When I used to work at a dog daycare, we used to scrub with a mix of bleach and Dawn....the owners used to work with zoo animals, and that's what they used to clean the cages every day. We used to fill five gallon buckets with 2c of bleach and just a squirt or two of dawn and it worked pretty well. And sometimes the kennels were REALLY dirty lol.


----------



## MHFoundation Quarters (Feb 23, 2011)

On the outside of the barn I just power wash but when I do the insides of stalls and the indoor I use industrial strength lysol. (I get it by the gallon at Home Depot) I use a miracle gro sprayer on my hose with the lysol & pre-soak everything and then blast it off with the power washer. I usually do it 2 x's a year, spring before mares come in to breed & fall before over winter training horses come in. Kills germs and makes the barn lemony fresh 
_Posted via Mobile Device_


----------



## starlinestables (Nov 24, 2008)

Tip: If you do the stalls, change the nozzle so its less pressure otherwise it will put "sand" marks on your finish. My stalls have a dark stain and it looks like someone photo-shopped / erased the finish off one wall. ooops! p


----------



## ~*~anebel~*~ (Aug 21, 2008)

Thanks for the tips everyone.

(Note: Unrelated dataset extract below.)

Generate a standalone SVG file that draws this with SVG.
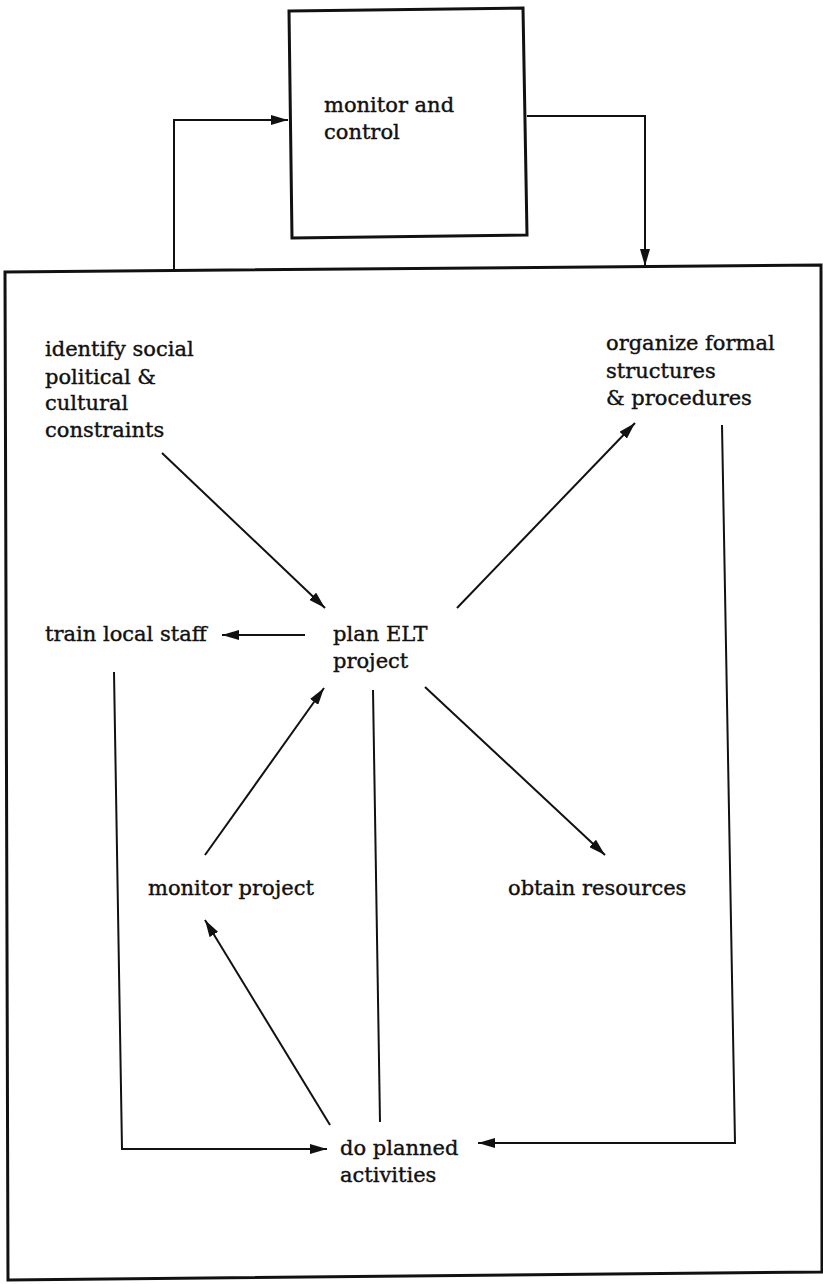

I think I'll try to pre treat as much as possible with the Lysol (probably just the ceiling and the stall fronts) and then do all the rest of the scrubbing with dawn and bleach.

Hopefully I'll end up with not too much scrubbing as parts of the barn haven't been cleaned EVER (10-15 years)!! 
Wish us all luck!


----------



## cakemom (Jul 4, 2010)

Bleach and dawn mixed together create an organophosphate. That can be very dangerous.
_Posted via Mobile Device_


----------